Young also has fond memories of the last show he personally saw at the Meadowlands, the now-shuttered East Rutherford venue Styx sold out for three nights in August 1981 during the Paradise Theatre tour (back when it was known as the Brendan Byrne Arena). “The last time I attended a concert there was with Ricky Phillips — we went to see Van Halen, with Sammy Hagar on vocals [in 2004],” Young recalls. “As we were exiting the parking lot, some New Jersey resident yelled out to Ricky, ‘Hey, Diamond Dave!'” (In case you were wondering, that’s a reference to David Lee Roth, Van Halen’s original singer, who’s now back with the band and in the eighties, vaguely resembled Phillips.)
All six bandmembers of Styx were individually taken with the NJPAC’s stellar acoustics and its breathtaking interior design, which tour manager George Packer likened to the breadth and scope of Teatro alla Scala (a.k.a. La Scala), the fabled opera house in Milan. In terms of the NJPAC’s sonics, front-of-house engineer Michelle Sabolchick Pettinato (who’s responsible for mixing Styx’s live sound night in and night out on the road) said it was one of the best-sounding rooms she’s had the pleasure of working in this year to date.
Fifteen minutes before showtime, the band commenced its pre-show vocal warmup routine in Shaw’s dressing room, going over the key four-part vocal-harmony elements of songs like “Blue Collar Man” and “Rockin’ the Paradise.” They also put a slight twist on the end of their run-through of the chorus of “Renegade” by adding in some country twang as a nod to Marty Robbins’s 1959 hit, “El Paso” (again, something you won’t ever hear them do onstage).
When Shaw came offstage after the first set ended to towel off and change his shirt for part two, he was clearly galvanized by the NJPAC crowd’s response to that point, and he reiterated something he said onstage before the band went into “Too Much Time on My Hands,” the second song of the night. “It’s our first time in this beautiful, beautiful place — and it’s such a sweet room!” he said with a wide grin. Meanwhile, in the dressing room hallway, legendary concert promoter John Scher — who’s worked with the Rolling Stones, The Who, Bruce Springsteen, and who has booked Styx shows in the metropolitan area for decades — asked JY how he felt the band’s 2016 tour schedule was going. “After 44 years,” JY replied, “we’re still going strong.”

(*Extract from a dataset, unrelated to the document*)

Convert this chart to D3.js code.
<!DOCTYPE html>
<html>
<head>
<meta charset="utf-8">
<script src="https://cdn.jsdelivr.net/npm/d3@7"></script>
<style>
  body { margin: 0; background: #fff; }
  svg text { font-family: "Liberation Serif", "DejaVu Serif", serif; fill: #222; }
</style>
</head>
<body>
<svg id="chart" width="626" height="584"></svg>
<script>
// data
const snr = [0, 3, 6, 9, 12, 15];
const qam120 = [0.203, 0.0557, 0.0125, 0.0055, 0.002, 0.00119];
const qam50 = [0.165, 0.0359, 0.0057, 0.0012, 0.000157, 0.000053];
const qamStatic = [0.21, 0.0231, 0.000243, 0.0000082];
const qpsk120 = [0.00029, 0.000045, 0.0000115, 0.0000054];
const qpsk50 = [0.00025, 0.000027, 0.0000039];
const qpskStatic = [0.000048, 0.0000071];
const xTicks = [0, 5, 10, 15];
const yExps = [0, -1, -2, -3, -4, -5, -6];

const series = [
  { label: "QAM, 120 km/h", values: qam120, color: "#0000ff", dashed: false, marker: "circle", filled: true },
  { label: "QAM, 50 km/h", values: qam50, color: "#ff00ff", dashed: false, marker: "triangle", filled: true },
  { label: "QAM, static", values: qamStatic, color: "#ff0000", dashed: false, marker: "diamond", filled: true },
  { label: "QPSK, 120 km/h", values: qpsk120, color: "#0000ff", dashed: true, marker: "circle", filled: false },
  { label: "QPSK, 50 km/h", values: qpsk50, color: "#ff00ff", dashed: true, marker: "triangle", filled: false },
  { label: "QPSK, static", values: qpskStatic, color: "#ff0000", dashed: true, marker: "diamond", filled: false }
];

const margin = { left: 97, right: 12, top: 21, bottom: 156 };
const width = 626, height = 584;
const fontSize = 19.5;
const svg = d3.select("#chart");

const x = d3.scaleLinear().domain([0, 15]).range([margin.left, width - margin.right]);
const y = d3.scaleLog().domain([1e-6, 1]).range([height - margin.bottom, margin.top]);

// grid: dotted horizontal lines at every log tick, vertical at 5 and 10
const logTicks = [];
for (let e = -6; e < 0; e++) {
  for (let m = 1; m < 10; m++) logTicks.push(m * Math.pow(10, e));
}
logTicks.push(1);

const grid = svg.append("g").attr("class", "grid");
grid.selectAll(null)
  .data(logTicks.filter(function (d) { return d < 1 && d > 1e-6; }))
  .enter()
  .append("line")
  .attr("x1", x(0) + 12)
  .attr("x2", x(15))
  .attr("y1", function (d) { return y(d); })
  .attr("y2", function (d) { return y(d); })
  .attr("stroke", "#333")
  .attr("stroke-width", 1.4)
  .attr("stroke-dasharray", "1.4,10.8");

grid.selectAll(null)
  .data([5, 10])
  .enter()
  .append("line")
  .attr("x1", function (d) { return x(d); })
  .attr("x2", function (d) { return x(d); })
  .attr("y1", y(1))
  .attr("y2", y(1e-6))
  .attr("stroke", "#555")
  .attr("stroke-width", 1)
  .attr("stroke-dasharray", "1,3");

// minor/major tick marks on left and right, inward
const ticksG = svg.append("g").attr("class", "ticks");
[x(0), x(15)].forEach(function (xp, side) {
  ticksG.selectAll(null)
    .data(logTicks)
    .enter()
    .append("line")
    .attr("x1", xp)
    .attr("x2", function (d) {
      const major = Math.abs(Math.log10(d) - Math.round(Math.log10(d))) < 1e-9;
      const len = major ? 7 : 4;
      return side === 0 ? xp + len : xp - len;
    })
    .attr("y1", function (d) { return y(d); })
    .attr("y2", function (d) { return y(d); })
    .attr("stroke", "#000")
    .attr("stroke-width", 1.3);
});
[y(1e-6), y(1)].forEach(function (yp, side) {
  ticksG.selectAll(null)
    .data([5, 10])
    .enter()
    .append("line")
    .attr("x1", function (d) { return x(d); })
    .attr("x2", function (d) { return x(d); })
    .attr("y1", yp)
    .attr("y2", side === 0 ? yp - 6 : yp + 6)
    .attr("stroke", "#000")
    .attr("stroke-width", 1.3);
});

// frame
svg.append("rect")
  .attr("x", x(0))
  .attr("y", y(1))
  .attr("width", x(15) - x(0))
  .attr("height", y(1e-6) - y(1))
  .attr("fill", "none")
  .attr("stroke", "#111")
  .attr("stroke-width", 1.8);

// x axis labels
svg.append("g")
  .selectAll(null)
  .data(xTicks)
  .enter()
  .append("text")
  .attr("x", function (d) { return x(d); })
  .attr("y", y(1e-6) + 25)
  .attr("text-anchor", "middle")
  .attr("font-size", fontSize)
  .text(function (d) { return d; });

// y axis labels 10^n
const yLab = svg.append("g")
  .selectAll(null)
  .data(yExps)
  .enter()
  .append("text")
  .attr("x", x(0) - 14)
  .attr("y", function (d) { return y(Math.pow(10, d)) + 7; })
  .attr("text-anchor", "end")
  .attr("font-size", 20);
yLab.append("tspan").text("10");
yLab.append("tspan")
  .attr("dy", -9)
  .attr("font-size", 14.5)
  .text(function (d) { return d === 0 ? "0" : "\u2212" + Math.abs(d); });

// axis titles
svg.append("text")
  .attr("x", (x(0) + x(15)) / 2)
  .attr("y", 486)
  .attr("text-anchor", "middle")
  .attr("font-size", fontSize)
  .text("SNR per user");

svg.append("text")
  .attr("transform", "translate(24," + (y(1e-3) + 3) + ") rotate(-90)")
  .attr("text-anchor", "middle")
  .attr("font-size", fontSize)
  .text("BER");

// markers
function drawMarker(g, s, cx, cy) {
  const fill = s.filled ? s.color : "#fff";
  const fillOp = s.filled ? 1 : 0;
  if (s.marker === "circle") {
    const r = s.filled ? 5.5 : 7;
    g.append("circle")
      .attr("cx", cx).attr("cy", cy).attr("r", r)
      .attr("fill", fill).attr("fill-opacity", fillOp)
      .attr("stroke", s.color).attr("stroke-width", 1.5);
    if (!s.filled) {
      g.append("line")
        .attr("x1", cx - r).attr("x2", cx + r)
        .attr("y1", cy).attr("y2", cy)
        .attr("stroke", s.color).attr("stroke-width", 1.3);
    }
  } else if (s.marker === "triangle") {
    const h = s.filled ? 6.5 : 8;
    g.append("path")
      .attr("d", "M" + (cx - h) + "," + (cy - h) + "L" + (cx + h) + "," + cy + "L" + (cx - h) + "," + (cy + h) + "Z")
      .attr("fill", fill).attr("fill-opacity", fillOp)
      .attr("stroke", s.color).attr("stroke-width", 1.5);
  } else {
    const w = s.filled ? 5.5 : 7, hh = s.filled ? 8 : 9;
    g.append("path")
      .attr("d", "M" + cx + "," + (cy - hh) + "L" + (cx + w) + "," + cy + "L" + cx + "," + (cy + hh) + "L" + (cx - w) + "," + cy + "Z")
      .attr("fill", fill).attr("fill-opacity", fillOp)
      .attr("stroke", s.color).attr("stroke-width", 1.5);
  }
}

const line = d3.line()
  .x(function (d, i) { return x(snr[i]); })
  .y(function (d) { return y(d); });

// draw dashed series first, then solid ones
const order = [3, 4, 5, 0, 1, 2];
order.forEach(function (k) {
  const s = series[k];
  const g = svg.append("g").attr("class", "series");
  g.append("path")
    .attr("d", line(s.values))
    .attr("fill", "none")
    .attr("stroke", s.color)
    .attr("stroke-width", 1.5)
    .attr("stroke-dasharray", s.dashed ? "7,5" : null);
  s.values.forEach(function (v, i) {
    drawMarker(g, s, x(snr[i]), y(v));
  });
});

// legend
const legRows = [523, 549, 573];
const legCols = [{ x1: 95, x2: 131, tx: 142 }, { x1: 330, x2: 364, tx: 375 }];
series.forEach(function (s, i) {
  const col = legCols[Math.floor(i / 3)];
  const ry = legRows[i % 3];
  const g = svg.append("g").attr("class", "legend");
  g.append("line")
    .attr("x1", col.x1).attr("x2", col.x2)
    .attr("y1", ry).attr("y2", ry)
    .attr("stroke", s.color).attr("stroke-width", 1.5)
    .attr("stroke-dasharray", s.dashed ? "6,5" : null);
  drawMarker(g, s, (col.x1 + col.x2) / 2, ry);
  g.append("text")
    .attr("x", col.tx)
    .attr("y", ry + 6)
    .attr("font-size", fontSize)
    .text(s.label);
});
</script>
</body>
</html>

Truer words could not have been spoken. The second set was as just as strong as the first — if not stronger — and punctuated by the sweet, sweet sounds of “Lights” (a personal favorite from 1979’s Cornerstone). Another standout: Gowan and Shaw’s acoustic reading of “Space Oddity,” their touching homage to the late David Bowie, before the band brought the house down with the cosmic second-set closer “Come Sail Away” and the one-two punch of the energetic encore, “Rockin’ the Paradise” and “Renegade.”
Before heading out to the band’s tour bus, Young pondered my final question. “Will we come back and play in New Jersey again?” he repeated aloud before giving a definitive, declarative response: “We shall.” And Styx’s ever-loyal New Jersey fans will be ready to come sail away right alongside them as soon as they do.